### Instruction
From the entries below, please gather each line containing the string "with".

### Dataset excerpt
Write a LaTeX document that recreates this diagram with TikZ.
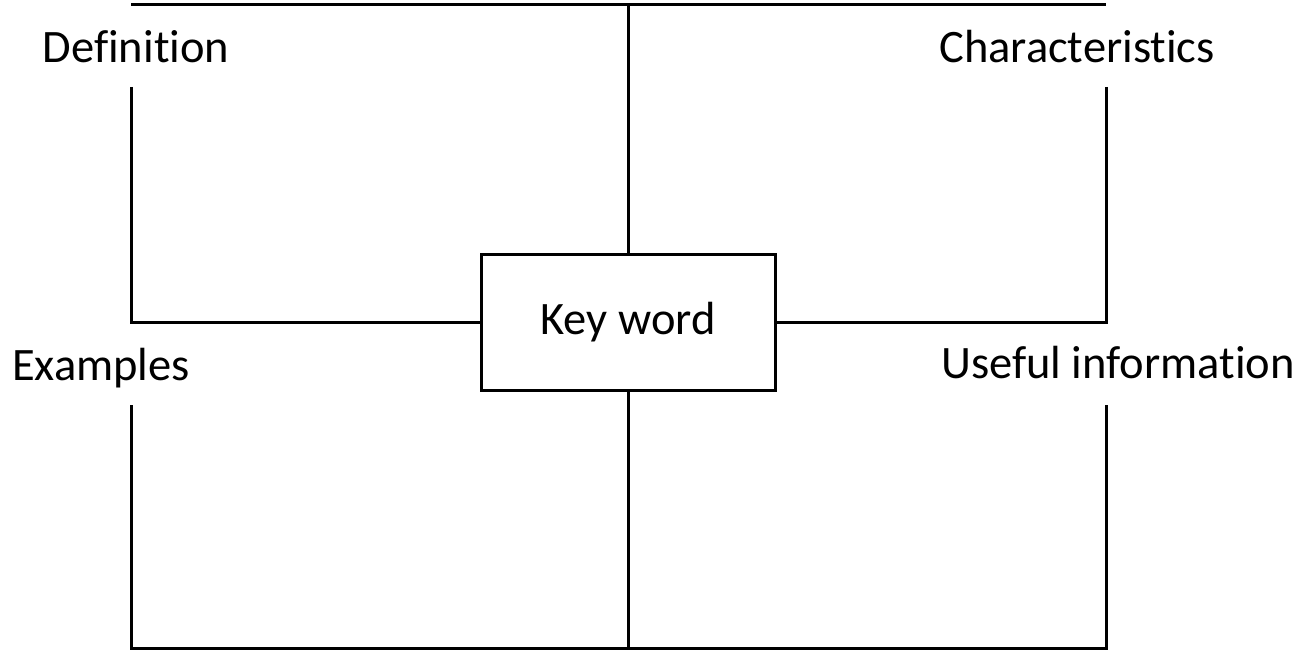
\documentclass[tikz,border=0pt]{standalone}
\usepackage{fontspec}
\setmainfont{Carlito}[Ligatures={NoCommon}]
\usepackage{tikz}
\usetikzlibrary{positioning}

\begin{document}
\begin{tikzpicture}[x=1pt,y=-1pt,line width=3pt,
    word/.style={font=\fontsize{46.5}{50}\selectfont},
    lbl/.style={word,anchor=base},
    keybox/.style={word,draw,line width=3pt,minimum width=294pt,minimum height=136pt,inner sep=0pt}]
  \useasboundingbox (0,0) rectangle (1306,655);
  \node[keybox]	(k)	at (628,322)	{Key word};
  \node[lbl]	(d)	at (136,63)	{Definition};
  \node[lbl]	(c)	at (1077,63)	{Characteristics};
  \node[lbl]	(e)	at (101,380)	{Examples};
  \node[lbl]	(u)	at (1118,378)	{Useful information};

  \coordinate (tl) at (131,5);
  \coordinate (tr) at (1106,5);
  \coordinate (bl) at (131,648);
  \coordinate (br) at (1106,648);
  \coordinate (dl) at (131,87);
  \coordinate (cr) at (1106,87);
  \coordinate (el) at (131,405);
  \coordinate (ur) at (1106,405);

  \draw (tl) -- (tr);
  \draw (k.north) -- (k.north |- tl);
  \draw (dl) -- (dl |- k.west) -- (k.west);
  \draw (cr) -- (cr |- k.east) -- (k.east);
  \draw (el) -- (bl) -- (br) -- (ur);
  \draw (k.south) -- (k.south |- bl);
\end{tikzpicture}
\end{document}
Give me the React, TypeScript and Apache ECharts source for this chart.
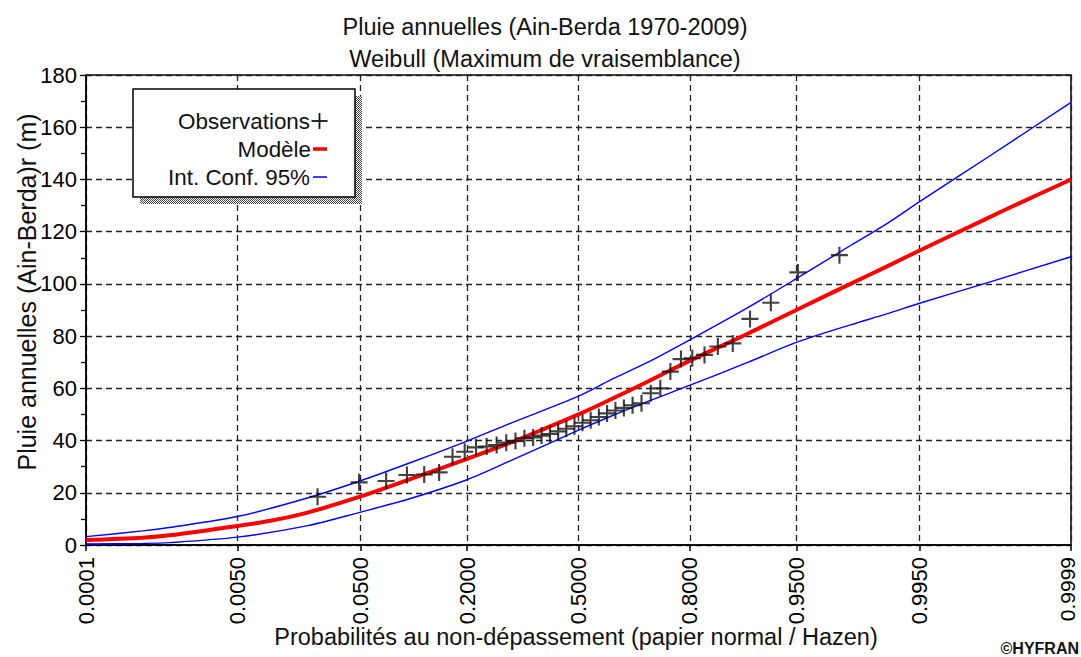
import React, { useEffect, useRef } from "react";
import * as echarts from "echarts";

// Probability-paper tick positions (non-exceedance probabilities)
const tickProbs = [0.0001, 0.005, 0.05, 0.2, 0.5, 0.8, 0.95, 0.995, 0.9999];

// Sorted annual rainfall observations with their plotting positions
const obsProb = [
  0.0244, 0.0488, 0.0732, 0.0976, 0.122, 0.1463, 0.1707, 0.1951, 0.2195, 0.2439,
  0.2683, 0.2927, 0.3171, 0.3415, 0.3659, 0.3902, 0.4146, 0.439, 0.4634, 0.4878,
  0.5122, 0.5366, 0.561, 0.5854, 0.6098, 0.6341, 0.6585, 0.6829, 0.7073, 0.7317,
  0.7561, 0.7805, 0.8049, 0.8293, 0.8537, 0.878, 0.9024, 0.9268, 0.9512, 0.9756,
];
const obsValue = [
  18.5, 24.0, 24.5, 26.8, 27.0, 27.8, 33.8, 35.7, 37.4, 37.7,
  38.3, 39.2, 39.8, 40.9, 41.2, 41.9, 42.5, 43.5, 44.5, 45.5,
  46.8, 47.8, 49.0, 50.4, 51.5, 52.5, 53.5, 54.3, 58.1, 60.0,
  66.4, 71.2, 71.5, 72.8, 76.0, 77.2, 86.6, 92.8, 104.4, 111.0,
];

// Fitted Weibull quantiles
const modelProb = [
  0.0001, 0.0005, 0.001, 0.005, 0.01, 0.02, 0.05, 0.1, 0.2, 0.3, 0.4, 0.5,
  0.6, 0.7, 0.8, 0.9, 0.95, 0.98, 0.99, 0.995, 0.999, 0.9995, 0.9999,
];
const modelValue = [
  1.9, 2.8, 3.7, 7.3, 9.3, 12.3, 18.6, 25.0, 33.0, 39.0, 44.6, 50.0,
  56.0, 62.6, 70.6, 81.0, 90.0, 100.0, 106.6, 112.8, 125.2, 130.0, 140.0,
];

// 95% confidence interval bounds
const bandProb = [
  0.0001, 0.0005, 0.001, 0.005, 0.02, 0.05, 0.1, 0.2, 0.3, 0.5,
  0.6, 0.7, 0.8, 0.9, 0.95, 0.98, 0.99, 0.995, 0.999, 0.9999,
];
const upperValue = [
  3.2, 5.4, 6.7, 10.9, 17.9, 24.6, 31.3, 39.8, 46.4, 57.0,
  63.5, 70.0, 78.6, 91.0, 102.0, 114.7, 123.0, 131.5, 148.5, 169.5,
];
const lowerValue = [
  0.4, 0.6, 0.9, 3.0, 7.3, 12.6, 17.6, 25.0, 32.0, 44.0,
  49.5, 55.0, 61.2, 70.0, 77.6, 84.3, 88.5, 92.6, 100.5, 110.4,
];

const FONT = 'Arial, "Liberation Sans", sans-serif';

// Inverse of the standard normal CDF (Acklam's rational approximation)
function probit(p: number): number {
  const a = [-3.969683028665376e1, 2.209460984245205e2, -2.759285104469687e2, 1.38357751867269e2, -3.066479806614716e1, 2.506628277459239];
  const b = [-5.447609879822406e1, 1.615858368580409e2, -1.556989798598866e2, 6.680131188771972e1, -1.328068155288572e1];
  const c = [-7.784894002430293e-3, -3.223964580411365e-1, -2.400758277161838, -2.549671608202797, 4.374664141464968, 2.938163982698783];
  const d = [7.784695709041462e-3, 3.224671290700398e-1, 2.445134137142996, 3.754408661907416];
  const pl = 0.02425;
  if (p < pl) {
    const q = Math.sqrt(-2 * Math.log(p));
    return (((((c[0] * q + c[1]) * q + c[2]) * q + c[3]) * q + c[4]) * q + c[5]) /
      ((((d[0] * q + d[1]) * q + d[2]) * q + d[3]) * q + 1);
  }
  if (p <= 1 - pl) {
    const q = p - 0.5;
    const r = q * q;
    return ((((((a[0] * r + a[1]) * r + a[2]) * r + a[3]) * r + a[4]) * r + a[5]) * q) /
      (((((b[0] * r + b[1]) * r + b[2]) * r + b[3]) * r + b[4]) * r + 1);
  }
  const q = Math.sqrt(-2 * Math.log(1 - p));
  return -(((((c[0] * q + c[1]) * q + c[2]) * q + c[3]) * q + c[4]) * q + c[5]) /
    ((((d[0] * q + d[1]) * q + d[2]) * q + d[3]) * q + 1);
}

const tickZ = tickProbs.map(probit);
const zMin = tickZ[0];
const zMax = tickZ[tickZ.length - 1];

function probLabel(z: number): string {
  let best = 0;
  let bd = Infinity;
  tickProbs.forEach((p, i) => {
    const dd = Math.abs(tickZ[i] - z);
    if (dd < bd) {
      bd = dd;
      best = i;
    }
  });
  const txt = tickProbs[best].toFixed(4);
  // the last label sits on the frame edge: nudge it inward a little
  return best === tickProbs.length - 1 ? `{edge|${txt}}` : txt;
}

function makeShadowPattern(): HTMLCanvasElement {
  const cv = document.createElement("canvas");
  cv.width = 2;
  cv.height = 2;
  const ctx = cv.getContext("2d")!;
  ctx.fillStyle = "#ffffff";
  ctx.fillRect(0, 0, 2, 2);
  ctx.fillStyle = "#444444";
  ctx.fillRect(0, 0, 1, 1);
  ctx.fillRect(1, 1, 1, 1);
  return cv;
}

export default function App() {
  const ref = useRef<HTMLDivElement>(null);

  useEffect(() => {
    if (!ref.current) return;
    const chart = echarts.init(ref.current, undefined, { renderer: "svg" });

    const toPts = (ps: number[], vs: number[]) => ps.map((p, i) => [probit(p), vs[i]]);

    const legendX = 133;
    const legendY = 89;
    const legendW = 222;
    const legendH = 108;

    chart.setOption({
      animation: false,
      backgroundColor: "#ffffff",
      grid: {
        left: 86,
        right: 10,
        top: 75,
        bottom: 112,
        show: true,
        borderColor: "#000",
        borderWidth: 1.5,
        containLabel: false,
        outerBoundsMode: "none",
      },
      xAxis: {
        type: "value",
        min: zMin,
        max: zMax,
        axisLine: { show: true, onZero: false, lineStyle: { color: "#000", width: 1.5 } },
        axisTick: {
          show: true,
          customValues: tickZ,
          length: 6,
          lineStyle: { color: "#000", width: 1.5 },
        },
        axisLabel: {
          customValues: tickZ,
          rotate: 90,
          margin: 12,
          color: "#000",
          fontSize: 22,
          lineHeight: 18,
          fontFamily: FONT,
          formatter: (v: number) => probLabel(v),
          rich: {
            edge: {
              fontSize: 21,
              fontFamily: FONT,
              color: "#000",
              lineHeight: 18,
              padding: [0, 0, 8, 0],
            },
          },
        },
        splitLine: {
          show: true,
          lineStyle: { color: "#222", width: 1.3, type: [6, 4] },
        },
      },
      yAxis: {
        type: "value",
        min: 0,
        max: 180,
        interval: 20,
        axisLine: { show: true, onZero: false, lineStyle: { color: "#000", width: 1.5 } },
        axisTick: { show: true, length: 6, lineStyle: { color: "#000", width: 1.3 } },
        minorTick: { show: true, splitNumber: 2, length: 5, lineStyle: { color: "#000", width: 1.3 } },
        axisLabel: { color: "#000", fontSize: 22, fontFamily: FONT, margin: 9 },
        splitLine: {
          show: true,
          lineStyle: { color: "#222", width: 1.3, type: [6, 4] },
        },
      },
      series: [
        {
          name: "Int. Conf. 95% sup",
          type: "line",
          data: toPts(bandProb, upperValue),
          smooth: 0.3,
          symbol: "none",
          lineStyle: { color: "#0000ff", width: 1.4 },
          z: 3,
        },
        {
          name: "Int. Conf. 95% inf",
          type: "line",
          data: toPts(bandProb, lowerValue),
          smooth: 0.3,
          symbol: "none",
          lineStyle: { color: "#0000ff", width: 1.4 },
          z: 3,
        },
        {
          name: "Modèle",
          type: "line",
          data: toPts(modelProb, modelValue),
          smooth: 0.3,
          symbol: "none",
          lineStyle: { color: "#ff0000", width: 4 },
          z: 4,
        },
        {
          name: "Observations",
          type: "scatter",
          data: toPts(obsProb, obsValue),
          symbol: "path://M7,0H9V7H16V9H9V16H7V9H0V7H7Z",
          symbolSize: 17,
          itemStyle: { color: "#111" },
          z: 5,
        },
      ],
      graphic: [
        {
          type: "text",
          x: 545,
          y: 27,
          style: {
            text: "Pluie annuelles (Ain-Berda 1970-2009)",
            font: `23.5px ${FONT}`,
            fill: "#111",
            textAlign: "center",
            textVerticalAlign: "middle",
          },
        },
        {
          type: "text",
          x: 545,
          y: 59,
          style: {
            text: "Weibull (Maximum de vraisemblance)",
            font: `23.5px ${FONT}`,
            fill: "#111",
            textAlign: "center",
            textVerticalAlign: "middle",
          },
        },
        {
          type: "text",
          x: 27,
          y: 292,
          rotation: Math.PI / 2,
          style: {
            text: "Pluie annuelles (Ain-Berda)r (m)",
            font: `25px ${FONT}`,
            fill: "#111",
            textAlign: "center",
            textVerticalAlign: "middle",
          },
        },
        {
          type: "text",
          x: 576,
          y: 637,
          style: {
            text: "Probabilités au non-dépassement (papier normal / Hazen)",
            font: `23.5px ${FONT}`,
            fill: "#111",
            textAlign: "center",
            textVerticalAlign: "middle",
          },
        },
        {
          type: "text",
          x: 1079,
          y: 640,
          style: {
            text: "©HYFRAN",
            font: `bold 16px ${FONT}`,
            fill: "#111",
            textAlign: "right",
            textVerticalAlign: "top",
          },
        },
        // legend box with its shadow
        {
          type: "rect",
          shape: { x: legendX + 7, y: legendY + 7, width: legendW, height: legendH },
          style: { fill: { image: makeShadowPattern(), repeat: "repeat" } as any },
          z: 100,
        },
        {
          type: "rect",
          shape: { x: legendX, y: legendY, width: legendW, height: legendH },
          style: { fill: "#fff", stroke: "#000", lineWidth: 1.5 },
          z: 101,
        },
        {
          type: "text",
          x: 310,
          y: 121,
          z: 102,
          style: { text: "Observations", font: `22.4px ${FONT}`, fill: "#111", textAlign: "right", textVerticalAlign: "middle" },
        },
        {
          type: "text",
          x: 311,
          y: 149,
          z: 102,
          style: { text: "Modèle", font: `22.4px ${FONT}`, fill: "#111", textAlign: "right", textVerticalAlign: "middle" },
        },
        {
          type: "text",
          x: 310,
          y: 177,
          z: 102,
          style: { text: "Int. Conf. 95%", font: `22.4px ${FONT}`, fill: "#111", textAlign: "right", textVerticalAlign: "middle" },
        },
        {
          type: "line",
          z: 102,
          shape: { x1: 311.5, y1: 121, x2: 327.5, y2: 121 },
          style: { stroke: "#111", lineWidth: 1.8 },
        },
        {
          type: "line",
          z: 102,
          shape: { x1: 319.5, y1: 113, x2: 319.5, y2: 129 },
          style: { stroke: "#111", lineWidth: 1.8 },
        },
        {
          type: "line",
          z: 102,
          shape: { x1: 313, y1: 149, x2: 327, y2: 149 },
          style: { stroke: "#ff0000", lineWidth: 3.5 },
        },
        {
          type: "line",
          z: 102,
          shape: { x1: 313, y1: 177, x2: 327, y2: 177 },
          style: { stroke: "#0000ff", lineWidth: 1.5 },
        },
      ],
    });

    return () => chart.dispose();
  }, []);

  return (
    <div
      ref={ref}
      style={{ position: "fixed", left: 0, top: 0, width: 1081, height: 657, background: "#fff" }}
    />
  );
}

### Correct response
Write a LaTeX document that recreates this diagram with TikZ.
// Sorted annual rainfall observations with their plotting positions
        // legend box with its shadow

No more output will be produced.